Source records:
--- --- ---

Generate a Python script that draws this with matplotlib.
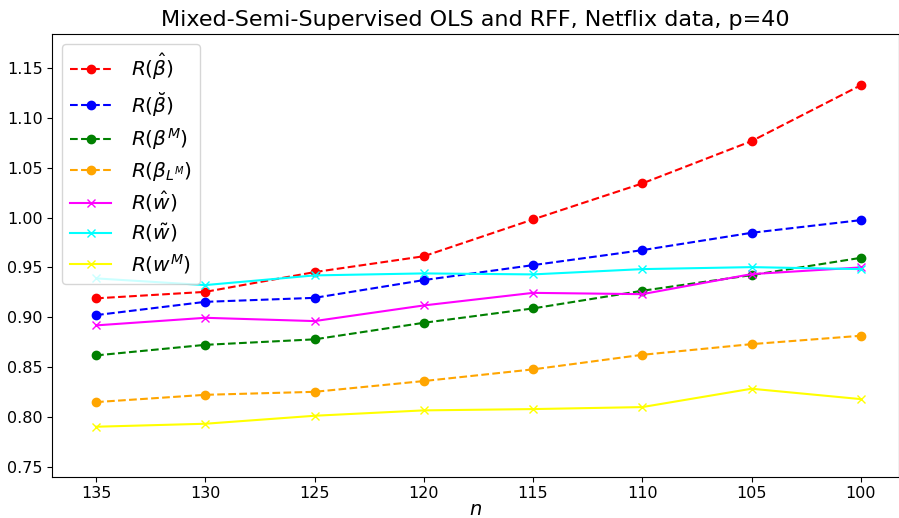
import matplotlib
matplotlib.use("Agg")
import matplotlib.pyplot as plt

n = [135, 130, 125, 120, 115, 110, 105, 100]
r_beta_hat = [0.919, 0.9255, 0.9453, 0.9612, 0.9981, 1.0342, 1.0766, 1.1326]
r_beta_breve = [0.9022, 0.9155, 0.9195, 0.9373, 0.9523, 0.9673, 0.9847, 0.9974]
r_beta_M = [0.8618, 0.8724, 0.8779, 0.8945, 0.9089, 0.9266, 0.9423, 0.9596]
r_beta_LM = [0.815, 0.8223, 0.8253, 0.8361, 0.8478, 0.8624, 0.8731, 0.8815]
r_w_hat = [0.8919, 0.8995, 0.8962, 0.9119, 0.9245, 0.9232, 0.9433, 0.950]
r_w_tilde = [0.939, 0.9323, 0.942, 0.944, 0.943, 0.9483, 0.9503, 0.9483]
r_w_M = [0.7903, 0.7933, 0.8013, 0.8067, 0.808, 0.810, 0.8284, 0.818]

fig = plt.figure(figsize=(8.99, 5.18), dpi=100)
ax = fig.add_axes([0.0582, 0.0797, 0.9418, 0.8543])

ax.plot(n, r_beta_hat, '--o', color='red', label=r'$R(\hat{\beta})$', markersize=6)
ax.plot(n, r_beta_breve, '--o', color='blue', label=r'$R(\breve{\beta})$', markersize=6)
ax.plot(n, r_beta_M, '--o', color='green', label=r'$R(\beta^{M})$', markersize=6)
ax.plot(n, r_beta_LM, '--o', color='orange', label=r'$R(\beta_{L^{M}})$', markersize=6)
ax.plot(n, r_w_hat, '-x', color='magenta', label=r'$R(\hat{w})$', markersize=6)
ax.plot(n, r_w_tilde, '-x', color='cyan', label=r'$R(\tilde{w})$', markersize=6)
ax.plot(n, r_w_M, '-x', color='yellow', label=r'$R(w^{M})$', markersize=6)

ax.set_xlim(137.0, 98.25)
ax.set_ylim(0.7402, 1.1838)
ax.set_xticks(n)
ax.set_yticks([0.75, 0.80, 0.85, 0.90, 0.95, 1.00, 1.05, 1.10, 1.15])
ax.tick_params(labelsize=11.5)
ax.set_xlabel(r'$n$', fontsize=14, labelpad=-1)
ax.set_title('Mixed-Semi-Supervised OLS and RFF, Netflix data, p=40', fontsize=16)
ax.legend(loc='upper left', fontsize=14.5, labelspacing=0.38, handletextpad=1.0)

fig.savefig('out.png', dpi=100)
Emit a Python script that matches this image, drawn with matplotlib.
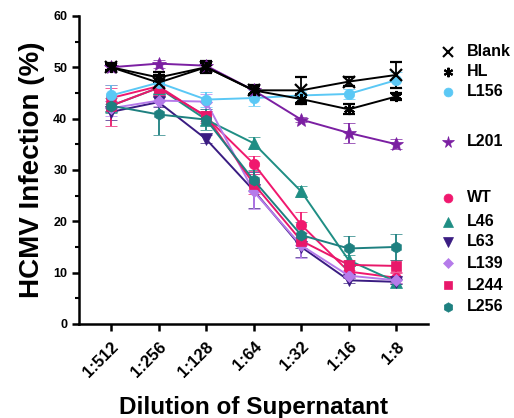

--- --- ---

*Exercise task*. Only the lines from the start of the records through the line containing "ax = fig.add_axes([0.0582, 0.0797, 0.9418, 0.8543])" should be repeated, word for word, with the pictures left out.

*Solution to the problem*.
Generate a Python script that draws this with matplotlib.
import matplotlib
matplotlib.use("Agg")
import matplotlib.pyplot as plt

n = [135, 130, 125, 120, 115, 110, 105, 100]
r_beta_hat = [0.919, 0.9255, 0.9453, 0.9612, 0.9981, 1.0342, 1.0766, 1.1326]
r_beta_breve = [0.9022, 0.9155, 0.9195, 0.9373, 0.9523, 0.9673, 0.9847, 0.9974]
r_beta_M = [0.8618, 0.8724, 0.8779, 0.8945, 0.9089, 0.9266, 0.9423, 0.9596]
r_beta_LM = [0.815, 0.8223, 0.8253, 0.8361, 0.8478, 0.8624, 0.8731, 0.8815]
r_w_hat = [0.8919, 0.8995, 0.8962, 0.9119, 0.9245, 0.9232, 0.9433, 0.950]
r_w_tilde = [0.939, 0.9323, 0.942, 0.944, 0.943, 0.9483, 0.9503, 0.9483]
r_w_M = [0.7903, 0.7933, 0.8013, 0.8067, 0.808, 0.810, 0.8284, 0.818]

fig = plt.figure(figsize=(8.99, 5.18), dpi=100)
ax = fig.add_axes([0.0582, 0.0797, 0.9418, 0.8543])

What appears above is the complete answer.